5 Crash Diets You Should Never, Ever Try
You’d love to lose 20 pounds of holiday cookie weight before anyone sees you in a bathing suit. But is a quick crash diet the way to go? The answer is, unequivocally, no. The most effective way to lose weight is a combination of regular exercise and a nutritious diet (of lean protein, whole grains and fruits and veggies in moderation). And, of course, a little patience. Here’s why you shouldn’t try those other diets, as tempting as they might seem.
The Master Cleanse
Beyoncé purportedly used it to lose weight for her role in Dreamgirls, but this quick-fix diet—which involves drinking nothing but a concoction of lemon juice, maple syrup and cayenne pepper for days at a time to drop pounds—can be dangerous. (In fact, Stanley Burroughs, the man who created it, was convicted with involuntary manslaughter when a patient died while doing the Master Cleanse under his care. Yikes.)
The Cabbage Soup Diet
Eating cabbage soup, veggies and plain chicken for a week straight is as boring as it sounds (and don’t even get us started on the gassiness). In the grand scheme of crash diets, it isn’t the worst, but we recommend incorporating a better variety of nutritients into your life if you’re trying to lose weight (like darker greens and lean meats). It’s more fun and way more sustainable in the long run.
The Grapefruit Diet
Hmm, this fad dates back to the 1930s and claims grapefruit has fat-burning properties. So all you have to do is eat one before every meal, and bam, your fat just melts away. But doctors, including the folks at WebMD, are skeptical. Grapefruit is a healthy option for breakfast, but it’s not going to magically make you lose a dress size. Sorry.
The Cookie Diet
If you’re a sweets fiend, swapping out two meals a day with prepackaged protein "cookies" might sound like a dream. (We're not endorsing them, but you can buy 'em here.) But this diet recommends eating only about 1,000 calories a day, which is about half of what doctors say you really should be eating. Experts interviewed by The New York Times say it’s not worth the risk.

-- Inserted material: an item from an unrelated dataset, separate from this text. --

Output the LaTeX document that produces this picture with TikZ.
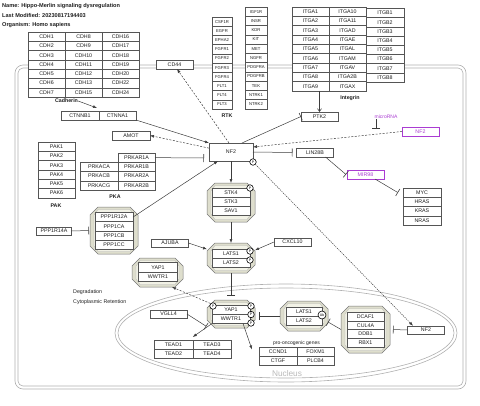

The Martha’s Vineyard Diet
If your morning green juice is the highlight of your day, you might be tempted to try this diet, which involves drinking almost exclusively vegetable juice, broth and herbal tea for 21 days straight. But beware of these types of extreme cleanses—you’ll probably lose fluid weight, but as soon as you start eating normal foods again, you’re likely to gain it all back, David T. Derrer, MD of WebMD warns.